Differentiate the following functions: \(y=\frac{x^{2}}{1+x}\)

Short answer

Answer: The derivative of the function y = (x^2)/(1+x) with respect to x is y' = (2x + x^2)/((1+x)^2).

Step-by-step solution

Identify the functions u(x) and v(x)

In our case, \(y=\frac{x^2}{1+x}\). We can identify \(u(x) = x^2\) and \(v(x) = 1+x\).

Differentiate u(x) and v(x)

We need to differentiate \(u(x) = x^2\) and \(v(x) = 1+x\) with respect to \(x\).

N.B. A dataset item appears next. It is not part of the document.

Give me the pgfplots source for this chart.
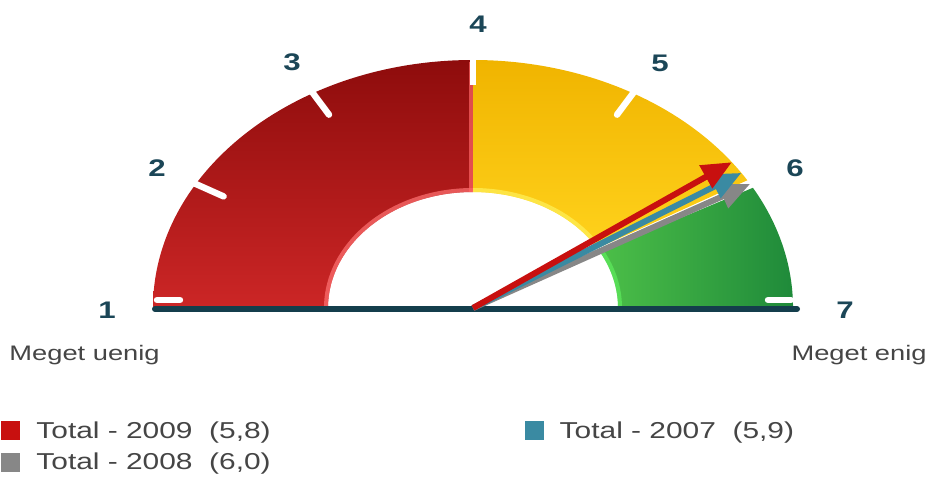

We get: $$u'(x) = 2x$$ $$v'(x) = 1$$

Apply the Quotient Rule

Now we can use the quotient rule to differentiate \(y = \frac{u(x)}{v(x)}\): $$y' = \frac{u'(x)v(x) - u(x)v'(x)}{(v(x))^2}$$ Substitute the expressions for \(u(x)\), \(v(x)\), \(u'(x)\), and \(v'(x)\): $$y' = \frac{(2x)(1+x) - (x^2)(1)}{(1+x)^2}$$

Simplify the expression

Finally, we simplify the expression for \(y'\): $$y' = \frac{2x + 2x^2 - x^2}{(1+x)^2}$$ $$y' = \frac{2x + x^2}{(1+x)^2}$$ Therefore, the derivative of the function \(y = \frac{x^2}{1+x}\) with respect to \(x\) is \(y' = \frac{2x + x^2}{(1+x)^2}\).

Key concepts

Quotient Rule

When dealing with functions that are expressed as one function divided by another, the quotient rule is a handy tool. It helps you differentiate these functions efficiently. The quotient rule states that if you have a function in the form \( y = \frac{u(x)}{v(x)} \), then the derivative \( y' \) can be found using the formula:

• \( y' = \frac{u'(x)v(x) - u(x)v'(x)}{(v(x))^2} \)

Here’s how you apply it:

• First, identify who is \( u(x) \) (the numerator) and who is \( v(x) \) (the denominator).
• Then, find the derivatives \( u'(x) \) and \( v'(x) \).
• Plug these values into the formula and simplify.

This technique is crucial because it allows us to calculate derivatives without having to multiply or divide large expressions directly.

Derivative

Derivatives are a foundational concept in calculus. They measure how a function changes as its input changes. In simpler terms, a derivative tells you the rate of change or the slope at any given point of a function. For polynomial functions, like \( x^2 \), finding a derivative is quite straightforward:

• Use the power rule which states that for \( x^n \), the derivative \( \frac{d}{dx}x^n = nx^{n-1} \).

In the exercise, we differentiated \( u(x) = x^2 \) to get \( u'(x) = 2x \), and \( v(x) = 1 + x \) to get \( v'(x) = 1 \). Differentiating each part correctly is key to applying the quotient rule successfully.
Derivatives help in understanding the behavior of functions, such as identifying maximum and minimum points, and predicting trends. They're widely used in fields ranging from physics to economics.

Simplifying Expressions

Once you have applied the quotient rule, you'll often end up with an expression that can be quite complex. Simplifying expressions makes them more manageable and easier to interpret. After applying the quotient rule in our exercise, we were left with:

• \( \frac{2x(1+x) - x^2}{(1+x)^2} \)

Let's break down the simplification:

• First, distribute the terms in the numerator: \( 2x + 2x^2 - x^2 \).
• Combine like terms: it simplifies to \( 2x + x^2 \).

The denominator \( (1+x)^2 \) remains as is. Simplifying the expression allows you to see the simplified relationship between variables, and it's crucial in reducing computational errors, especially in larger calculations.